:: Work to do ::
Starting with the first line of the data below, copy each line up to and including the one containing "Chart.register(...registerables);". Pictures stay out.

:: Data supplied ::
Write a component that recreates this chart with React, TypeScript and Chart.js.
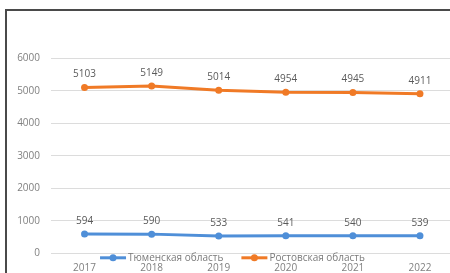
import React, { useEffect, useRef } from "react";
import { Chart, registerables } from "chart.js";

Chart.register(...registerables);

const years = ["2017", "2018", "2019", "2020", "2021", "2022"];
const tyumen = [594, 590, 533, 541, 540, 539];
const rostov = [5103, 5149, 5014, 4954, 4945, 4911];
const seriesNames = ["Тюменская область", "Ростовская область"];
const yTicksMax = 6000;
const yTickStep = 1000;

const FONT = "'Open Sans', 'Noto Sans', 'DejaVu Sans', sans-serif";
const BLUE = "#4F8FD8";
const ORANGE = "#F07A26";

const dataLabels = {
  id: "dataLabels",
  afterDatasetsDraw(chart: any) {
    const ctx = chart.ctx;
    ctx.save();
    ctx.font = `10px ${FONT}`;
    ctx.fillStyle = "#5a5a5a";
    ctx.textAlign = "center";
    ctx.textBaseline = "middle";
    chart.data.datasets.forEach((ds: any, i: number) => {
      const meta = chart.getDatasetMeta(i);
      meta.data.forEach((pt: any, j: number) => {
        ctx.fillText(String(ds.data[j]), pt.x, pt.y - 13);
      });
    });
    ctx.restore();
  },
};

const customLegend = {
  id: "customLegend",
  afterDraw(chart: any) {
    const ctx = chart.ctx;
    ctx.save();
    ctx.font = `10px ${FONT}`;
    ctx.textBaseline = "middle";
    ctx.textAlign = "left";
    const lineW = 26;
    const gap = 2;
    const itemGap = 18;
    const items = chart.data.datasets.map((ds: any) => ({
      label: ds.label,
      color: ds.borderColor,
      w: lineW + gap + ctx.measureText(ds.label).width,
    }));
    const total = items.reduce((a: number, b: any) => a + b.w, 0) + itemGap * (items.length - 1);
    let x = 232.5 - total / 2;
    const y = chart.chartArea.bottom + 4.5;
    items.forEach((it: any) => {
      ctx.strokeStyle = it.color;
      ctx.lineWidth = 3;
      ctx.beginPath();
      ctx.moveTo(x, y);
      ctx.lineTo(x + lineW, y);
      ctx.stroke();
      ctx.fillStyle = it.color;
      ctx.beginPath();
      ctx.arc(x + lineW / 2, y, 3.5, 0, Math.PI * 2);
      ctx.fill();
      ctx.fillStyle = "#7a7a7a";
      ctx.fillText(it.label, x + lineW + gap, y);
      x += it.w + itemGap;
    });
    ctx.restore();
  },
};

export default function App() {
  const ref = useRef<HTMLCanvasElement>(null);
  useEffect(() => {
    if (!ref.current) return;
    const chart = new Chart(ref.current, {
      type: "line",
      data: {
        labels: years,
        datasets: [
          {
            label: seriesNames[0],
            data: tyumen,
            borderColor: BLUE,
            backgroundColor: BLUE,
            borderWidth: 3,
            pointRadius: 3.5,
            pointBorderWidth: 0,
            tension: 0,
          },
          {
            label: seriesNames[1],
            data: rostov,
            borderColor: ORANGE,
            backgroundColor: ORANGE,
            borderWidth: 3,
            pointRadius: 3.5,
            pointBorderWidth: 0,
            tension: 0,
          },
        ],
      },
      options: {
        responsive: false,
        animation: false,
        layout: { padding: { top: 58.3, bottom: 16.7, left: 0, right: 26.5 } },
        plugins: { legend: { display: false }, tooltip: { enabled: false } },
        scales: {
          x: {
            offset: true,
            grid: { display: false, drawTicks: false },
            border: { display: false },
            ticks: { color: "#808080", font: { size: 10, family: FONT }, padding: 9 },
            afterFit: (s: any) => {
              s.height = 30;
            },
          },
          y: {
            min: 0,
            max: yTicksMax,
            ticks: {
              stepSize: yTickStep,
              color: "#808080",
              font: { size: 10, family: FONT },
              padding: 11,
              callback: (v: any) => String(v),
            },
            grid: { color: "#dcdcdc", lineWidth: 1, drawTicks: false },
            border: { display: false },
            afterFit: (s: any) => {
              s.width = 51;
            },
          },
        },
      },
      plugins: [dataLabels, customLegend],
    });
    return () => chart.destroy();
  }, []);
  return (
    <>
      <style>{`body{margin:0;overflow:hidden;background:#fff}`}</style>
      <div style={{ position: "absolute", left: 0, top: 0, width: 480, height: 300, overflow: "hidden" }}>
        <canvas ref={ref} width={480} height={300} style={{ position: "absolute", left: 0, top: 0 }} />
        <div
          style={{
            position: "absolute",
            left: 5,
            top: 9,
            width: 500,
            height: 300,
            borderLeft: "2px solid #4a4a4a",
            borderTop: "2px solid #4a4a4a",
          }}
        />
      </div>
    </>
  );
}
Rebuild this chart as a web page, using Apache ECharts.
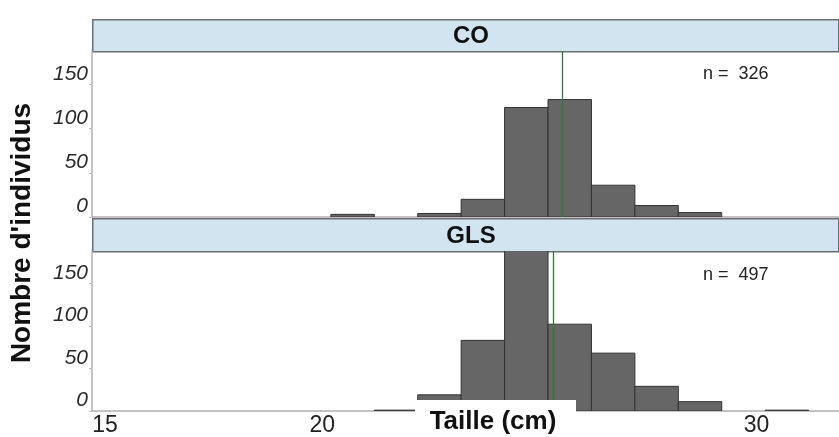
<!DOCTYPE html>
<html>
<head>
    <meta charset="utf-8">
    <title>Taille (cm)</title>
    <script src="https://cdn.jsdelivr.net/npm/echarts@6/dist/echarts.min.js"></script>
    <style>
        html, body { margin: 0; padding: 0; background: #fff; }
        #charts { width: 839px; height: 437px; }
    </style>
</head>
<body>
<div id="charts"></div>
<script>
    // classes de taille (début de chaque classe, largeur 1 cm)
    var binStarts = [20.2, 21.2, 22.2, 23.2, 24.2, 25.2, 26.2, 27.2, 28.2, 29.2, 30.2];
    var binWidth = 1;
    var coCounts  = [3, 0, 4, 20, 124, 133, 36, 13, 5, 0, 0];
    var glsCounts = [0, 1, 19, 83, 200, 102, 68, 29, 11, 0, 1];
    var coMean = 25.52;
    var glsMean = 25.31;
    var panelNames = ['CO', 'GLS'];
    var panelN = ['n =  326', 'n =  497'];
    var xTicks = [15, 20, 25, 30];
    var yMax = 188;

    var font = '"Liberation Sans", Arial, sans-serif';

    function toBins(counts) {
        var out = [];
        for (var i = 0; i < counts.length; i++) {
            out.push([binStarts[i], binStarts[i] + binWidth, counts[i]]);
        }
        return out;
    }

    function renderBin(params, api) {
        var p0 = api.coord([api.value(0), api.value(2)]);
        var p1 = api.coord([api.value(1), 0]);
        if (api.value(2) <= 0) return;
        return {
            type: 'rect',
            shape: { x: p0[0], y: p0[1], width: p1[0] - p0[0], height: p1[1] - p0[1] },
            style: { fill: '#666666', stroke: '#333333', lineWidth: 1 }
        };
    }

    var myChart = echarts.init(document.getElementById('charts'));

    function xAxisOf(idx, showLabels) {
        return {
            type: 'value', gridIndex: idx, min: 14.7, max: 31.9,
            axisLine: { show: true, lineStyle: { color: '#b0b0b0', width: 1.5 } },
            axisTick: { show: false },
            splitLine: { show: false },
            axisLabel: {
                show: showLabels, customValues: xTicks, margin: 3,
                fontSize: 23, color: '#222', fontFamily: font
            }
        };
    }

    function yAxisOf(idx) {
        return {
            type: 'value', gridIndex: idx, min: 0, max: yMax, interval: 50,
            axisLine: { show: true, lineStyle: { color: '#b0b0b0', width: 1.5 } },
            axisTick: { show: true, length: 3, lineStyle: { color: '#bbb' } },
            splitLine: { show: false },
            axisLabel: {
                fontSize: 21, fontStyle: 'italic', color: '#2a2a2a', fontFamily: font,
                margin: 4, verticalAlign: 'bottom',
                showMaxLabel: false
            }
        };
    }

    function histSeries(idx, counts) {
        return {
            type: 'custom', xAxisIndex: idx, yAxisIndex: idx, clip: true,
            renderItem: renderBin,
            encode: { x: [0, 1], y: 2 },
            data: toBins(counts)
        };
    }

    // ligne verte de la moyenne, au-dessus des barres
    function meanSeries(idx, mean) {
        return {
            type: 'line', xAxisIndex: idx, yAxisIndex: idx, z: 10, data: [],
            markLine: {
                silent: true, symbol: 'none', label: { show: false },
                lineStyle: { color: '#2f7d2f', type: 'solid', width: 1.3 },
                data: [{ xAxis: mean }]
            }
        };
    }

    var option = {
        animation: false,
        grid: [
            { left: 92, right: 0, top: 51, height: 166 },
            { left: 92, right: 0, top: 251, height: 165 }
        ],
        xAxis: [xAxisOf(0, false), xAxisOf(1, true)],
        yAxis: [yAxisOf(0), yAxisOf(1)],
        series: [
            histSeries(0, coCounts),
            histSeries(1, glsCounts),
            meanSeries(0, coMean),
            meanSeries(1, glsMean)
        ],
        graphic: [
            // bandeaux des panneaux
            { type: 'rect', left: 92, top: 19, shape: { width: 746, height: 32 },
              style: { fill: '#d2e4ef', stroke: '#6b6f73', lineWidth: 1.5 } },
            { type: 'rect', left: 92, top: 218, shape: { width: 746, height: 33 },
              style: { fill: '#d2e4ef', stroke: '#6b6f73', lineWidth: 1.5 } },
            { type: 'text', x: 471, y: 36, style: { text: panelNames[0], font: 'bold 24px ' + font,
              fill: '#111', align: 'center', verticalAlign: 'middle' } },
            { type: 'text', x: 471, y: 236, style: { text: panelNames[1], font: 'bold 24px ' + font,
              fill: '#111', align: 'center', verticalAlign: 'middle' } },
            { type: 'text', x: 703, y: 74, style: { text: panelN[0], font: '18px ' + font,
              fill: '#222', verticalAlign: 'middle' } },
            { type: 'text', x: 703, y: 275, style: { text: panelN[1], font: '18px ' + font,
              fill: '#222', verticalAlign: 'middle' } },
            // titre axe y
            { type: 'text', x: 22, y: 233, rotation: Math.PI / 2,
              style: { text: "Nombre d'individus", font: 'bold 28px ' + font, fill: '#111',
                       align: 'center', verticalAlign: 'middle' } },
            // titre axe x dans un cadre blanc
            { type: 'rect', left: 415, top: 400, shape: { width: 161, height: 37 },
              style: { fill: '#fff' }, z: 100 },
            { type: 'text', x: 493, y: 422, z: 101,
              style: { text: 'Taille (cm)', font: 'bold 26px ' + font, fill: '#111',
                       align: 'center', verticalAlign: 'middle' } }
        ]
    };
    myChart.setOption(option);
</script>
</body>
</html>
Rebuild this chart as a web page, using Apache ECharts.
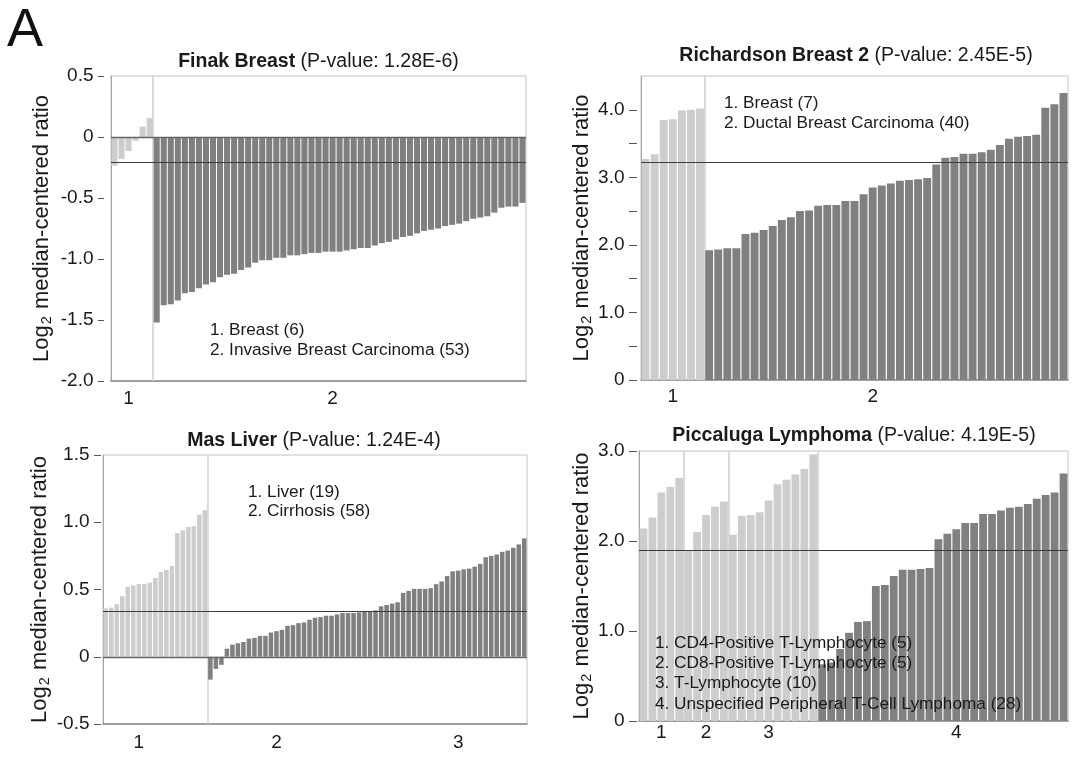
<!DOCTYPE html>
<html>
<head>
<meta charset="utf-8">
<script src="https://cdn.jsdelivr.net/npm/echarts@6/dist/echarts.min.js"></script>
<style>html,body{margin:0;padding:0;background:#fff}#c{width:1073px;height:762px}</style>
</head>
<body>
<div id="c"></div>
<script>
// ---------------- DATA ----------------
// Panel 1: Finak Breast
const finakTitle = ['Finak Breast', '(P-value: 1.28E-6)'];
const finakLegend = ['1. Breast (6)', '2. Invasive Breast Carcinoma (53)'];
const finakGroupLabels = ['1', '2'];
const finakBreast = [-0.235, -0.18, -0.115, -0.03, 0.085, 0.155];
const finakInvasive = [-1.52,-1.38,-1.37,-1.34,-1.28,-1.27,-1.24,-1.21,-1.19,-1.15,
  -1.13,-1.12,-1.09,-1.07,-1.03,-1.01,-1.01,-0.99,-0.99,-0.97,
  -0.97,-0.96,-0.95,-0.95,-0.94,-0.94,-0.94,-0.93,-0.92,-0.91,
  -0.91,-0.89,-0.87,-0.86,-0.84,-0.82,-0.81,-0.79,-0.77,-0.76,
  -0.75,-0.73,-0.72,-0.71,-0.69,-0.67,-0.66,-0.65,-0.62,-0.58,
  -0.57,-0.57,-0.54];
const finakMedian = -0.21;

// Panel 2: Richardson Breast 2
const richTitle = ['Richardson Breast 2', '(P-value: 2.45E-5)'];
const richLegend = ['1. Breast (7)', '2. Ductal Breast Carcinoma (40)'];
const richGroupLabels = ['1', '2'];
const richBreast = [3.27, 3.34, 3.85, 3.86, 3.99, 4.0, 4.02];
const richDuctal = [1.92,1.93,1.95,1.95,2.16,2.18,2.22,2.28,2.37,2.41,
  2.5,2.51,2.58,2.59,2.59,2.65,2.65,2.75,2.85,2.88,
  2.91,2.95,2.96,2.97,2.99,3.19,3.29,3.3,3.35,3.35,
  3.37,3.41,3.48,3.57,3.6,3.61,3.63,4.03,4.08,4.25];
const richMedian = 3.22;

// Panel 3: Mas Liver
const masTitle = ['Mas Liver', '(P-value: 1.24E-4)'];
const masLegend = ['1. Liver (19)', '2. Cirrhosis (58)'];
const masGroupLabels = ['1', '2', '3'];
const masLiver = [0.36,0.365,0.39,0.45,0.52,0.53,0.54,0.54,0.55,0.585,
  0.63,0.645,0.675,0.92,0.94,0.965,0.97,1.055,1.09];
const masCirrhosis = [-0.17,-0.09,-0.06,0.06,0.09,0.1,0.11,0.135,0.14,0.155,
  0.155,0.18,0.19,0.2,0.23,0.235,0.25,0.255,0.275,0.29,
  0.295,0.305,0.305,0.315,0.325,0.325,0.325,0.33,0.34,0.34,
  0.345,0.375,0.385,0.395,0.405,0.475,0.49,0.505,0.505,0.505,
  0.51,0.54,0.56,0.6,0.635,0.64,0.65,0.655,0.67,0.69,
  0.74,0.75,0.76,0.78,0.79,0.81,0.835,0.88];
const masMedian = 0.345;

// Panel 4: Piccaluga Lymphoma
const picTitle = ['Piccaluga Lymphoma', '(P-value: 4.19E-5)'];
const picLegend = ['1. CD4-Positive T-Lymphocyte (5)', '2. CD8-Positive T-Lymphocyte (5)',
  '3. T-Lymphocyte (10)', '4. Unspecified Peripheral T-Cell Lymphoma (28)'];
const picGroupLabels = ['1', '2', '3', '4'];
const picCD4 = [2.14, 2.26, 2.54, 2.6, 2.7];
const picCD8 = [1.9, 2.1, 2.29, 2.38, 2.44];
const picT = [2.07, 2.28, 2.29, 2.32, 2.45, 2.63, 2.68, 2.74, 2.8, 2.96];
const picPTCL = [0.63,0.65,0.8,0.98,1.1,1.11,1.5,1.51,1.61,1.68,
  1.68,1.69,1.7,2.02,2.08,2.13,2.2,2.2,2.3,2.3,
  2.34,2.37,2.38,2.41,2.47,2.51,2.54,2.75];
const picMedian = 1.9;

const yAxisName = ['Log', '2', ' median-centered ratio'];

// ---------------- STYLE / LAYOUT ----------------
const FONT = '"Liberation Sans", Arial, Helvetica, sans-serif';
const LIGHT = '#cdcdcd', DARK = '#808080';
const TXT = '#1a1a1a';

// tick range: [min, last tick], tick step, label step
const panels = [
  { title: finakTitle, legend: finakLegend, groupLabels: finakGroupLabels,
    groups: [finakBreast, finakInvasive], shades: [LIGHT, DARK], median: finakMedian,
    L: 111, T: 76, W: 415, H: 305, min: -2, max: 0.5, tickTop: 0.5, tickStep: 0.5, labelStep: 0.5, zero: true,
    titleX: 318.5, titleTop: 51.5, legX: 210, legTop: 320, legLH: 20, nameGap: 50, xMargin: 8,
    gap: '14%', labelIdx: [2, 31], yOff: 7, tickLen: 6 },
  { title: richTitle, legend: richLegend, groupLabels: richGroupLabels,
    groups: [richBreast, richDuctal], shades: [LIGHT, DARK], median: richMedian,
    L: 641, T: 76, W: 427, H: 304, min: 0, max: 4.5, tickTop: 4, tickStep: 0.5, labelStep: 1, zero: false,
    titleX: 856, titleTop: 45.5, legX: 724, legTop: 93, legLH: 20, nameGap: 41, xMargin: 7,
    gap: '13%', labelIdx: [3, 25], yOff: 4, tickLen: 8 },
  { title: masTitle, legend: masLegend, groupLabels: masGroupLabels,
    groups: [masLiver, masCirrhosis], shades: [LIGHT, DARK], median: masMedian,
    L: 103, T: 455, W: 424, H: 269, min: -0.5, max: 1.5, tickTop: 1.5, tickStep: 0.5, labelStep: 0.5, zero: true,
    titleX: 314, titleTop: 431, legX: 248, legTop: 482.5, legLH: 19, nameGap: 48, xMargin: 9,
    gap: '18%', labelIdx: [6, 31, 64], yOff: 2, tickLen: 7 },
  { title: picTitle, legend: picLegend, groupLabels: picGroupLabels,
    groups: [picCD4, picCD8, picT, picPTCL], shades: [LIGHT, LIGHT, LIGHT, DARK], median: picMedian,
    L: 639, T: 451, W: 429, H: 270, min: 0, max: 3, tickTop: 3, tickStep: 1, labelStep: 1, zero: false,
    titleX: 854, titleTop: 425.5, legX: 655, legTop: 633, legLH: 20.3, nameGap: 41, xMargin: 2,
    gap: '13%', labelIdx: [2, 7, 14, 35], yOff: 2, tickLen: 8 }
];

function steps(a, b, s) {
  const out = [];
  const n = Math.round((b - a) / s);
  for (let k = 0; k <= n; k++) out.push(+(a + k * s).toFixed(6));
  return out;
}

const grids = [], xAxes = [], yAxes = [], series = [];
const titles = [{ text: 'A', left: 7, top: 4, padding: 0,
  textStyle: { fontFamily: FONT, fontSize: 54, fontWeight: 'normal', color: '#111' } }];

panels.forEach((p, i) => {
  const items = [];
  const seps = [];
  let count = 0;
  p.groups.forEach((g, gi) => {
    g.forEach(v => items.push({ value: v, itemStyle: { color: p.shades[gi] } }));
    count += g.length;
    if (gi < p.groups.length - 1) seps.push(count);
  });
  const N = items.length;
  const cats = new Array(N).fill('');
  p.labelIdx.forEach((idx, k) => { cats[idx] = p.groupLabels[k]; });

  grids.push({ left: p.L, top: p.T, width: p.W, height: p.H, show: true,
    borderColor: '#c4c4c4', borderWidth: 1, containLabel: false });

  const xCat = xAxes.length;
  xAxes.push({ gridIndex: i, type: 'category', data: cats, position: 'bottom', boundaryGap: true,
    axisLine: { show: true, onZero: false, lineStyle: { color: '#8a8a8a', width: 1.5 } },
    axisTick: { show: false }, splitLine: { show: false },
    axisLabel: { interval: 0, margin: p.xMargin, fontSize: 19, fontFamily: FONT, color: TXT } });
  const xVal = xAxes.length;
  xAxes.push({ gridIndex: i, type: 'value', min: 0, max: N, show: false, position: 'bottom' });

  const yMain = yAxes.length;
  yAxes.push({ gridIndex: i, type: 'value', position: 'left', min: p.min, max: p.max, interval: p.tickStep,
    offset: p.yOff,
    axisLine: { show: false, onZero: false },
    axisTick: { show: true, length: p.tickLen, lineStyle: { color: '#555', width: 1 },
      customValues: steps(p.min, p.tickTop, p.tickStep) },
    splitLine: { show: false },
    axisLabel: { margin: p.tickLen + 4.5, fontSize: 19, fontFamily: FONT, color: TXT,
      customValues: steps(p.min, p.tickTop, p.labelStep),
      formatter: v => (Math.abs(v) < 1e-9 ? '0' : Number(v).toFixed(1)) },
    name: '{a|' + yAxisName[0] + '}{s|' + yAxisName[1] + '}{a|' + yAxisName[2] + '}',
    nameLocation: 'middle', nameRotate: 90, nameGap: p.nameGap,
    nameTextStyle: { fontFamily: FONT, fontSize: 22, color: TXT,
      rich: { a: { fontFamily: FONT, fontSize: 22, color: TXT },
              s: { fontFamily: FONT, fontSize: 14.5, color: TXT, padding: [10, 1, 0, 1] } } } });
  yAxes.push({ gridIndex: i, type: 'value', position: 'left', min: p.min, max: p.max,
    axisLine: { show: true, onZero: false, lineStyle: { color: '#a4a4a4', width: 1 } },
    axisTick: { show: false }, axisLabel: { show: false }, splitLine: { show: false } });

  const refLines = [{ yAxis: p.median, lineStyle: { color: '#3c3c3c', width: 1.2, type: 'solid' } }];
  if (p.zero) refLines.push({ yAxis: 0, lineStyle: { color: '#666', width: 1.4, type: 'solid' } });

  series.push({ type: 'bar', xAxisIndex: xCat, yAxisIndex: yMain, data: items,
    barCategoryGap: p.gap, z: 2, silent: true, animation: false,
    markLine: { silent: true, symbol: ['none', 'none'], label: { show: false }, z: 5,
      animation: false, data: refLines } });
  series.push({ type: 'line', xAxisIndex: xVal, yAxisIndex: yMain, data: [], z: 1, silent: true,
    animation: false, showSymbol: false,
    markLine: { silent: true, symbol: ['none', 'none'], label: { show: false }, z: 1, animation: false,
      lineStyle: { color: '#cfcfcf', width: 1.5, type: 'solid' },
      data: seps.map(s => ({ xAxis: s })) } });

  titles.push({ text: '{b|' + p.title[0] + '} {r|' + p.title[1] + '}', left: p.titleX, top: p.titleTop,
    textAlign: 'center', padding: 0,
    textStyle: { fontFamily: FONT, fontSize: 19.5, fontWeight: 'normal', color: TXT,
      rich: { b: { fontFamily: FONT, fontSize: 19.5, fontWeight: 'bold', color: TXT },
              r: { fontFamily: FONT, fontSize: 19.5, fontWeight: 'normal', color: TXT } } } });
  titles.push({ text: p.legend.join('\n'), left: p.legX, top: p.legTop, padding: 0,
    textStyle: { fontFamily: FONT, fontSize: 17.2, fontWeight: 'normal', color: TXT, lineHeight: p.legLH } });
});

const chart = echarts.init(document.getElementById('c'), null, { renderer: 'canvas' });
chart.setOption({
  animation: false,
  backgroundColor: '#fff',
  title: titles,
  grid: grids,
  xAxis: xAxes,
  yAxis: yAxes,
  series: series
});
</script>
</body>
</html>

:: Written answer ::
Write a component that recreates this chart with React, TypeScript and Chart.js.
import React, { useEffect, useRef } from "react";
import { Chart, registerables } from "chart.js";

Chart.register(...registerables);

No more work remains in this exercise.